Dans la longue montée qui me mène à l'étape du jour, le village perché de Radicofani, je fais naturellement, un premier bilan de mon voyage. Cette côte de 8 kilomètres, qui s'élève au dessus de la vallée d'Orcia, marquant dans ce sens la fin de la Toscane vers le Lazio, s'y prête bien. Mes muscles sont trop fatigués, mes tendons un peu fragilisés et je n'ai plus l'énergie pour courir dans cette pente régulière, sur une route agréable et presque sans circulation.
Alors en marchant d'un bon pas, je repense à quelques instants de mon déjà beau et déjà long voyage depuis Canterbury.
Je revois justement mon départ en terre anglaise, ma rencontre avec Hamish Fulton, le ferry, le cap Blanc Nez, la belle étape vers Arras avec mes amis nordistes, les autres moments amicaux, vers Laon, Reims, le Jura.

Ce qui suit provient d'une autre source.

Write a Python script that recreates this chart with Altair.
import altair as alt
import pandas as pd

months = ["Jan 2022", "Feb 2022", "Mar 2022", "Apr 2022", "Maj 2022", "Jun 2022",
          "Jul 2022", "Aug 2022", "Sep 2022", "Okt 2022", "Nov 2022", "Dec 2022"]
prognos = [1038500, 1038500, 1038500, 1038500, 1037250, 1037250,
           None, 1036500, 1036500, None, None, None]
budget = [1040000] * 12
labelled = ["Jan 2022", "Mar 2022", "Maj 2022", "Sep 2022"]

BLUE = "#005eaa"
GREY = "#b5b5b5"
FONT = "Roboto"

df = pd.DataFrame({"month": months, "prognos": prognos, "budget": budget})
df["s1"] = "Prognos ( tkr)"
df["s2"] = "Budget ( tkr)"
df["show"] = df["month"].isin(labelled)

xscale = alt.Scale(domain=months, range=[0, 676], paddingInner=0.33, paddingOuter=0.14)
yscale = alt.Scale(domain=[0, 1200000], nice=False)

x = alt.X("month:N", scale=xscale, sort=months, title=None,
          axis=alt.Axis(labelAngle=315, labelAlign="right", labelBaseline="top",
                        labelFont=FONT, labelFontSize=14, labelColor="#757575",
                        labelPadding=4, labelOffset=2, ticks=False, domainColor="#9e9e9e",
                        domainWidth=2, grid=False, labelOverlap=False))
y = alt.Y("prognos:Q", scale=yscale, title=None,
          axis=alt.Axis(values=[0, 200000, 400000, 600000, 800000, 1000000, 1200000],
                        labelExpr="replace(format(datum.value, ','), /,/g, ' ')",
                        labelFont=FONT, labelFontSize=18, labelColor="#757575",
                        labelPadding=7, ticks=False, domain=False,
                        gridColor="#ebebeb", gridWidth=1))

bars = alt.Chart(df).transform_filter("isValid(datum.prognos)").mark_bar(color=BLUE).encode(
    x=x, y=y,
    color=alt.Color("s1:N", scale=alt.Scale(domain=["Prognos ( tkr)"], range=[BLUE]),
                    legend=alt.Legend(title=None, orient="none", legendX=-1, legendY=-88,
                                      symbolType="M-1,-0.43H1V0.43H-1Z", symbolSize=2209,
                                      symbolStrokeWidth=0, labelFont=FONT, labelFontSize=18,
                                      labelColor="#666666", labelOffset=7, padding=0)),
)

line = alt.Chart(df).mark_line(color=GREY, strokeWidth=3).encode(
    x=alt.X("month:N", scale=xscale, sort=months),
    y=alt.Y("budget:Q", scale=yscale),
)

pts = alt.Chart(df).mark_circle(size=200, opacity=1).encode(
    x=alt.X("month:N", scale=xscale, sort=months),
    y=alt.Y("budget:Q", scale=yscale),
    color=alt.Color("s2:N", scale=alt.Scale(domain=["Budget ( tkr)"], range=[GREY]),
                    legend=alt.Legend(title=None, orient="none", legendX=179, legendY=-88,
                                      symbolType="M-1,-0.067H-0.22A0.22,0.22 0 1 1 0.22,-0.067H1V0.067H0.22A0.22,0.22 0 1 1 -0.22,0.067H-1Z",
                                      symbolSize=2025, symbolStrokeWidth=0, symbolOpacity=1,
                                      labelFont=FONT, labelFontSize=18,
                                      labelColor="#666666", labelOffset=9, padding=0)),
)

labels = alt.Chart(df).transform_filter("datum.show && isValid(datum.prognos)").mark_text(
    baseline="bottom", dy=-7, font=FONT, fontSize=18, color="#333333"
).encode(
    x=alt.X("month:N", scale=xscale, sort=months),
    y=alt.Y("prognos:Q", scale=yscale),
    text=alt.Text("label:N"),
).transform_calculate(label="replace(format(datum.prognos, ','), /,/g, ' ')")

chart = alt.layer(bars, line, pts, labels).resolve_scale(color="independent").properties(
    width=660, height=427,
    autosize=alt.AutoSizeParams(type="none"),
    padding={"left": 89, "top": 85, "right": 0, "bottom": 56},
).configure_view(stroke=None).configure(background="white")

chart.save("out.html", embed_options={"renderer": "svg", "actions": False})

C'est si près et déjà un peu loin.
Je repense aussi aux moments de solitude, d'efforts, à la voie romaine sans fin de la Marne sans champagne, à la pluie de la plaine du Po. Mais la difficulté fait aussi partie du pèlerinage.
Je pense et me réjouis de ces jours italiens où j'ai reçu un tel soutien et un tel accueil. Quel voyage vraiment, et ce n'est pas fini.
Avant cette montée où je tente aussi de préserver mes forces, j'avais entamé cette journée, sous un beau soleil qui n'allait pas tarder à réchauffer nos muscles, sur un bon rythme. Le parcours redescendait du village de San Quiricho D'Ostia pour filer rapidement, dans un beau décor vers les termes d'eau chaude de .
Le site est assez étonnant. Une cascade d'eau fumante se précipite même peu après le village et ses vasques vers la rivière en contre bas.
Sergio m'accompagne à vélo jusqu'à un petit village. Nous avons manqué un tournant pour une variante plus belle sans doute mais la route reste belle et je n'ai plus trop envie d'allonger encore mon parcours. Avec Sergio, nous discutons toujours agréablement. C'est un homme des montagnes, il vient de la vallée de la Suze (comme souvent les frontaliers italiens, il parle un français impeccable ce qui est plus rarement le cas en sens inverse), mais il a beaucoup voyagé et travaillé en France et en Angleterre. Ce matin, nous parlons de l'Europe. A mon très modeste niveau, j'ai l'impression, par ces beaux voyages à pied et cette chaîne d'amitié qui les soutient, de la construire un peu autrement que par des normes et des décrets.
Après un court arrêt déjeuner où je tente donc de reprendre quelques forces avant cette montée pensive, car mon allure maintenant a tendance à devenir plus lourde assez rapidement et l'énergie me manquer, je repars donc seul à l'assaut de la pente vers Radicofani.
J'y retrouve au sommet mes deux amis et après une nouvelle pause café/tarte, nous visitons un peu ce beau village perché à 800 mètres d'altitude. Ensuite, comme il n'est que 15h et pour raccourcir un pej l'étape du lendemain, la dernière vraiment longue de mon périple, j'entame la descente de l'autre côté du village.
Cette marche et la pause m'ont redonné quelques forces et c'est aussi un puissant sentiment de liberté qui me donne des forces dans cette descente. 41e étape aujourd'hui, symboliquement j'ai dépassé mon temps d'effort sur le Saint Jacques et j'ai ici l'impression d'entrer dans un nouveau territoire. Mais la Via Francigena est de toutes façons plus exigeante et plus vallonnée.
Une très belle lumière de début de soirée accompagne ma descente er éclaire les vertes collines. Je descends tambour battant. J'oublie presque mes muscles fatigués, mes tendons douloureux. Un pur moment de bonheur pédestre, à peine gêné par quelques toutous pas content et un troupeau de brebis. Stefano et Sergio m'ont suivi en voiture, sur cette piste large et agréable.
Au bout de la descente, près d'un pont, je stoppe mon effort du jour. Une belle soirée peut commencer. Nous logeons à l'Ostello du village et entamons la récupération par un thé accompagné de gâteaux anglais offert par Nicolas. Un peu plus tard, Fausto, l'aimable responsable de l'Ostello, nous rend visite et parle du village du Loiret jumelé avec Radicofani. Décidément, on est pas mal en Europe.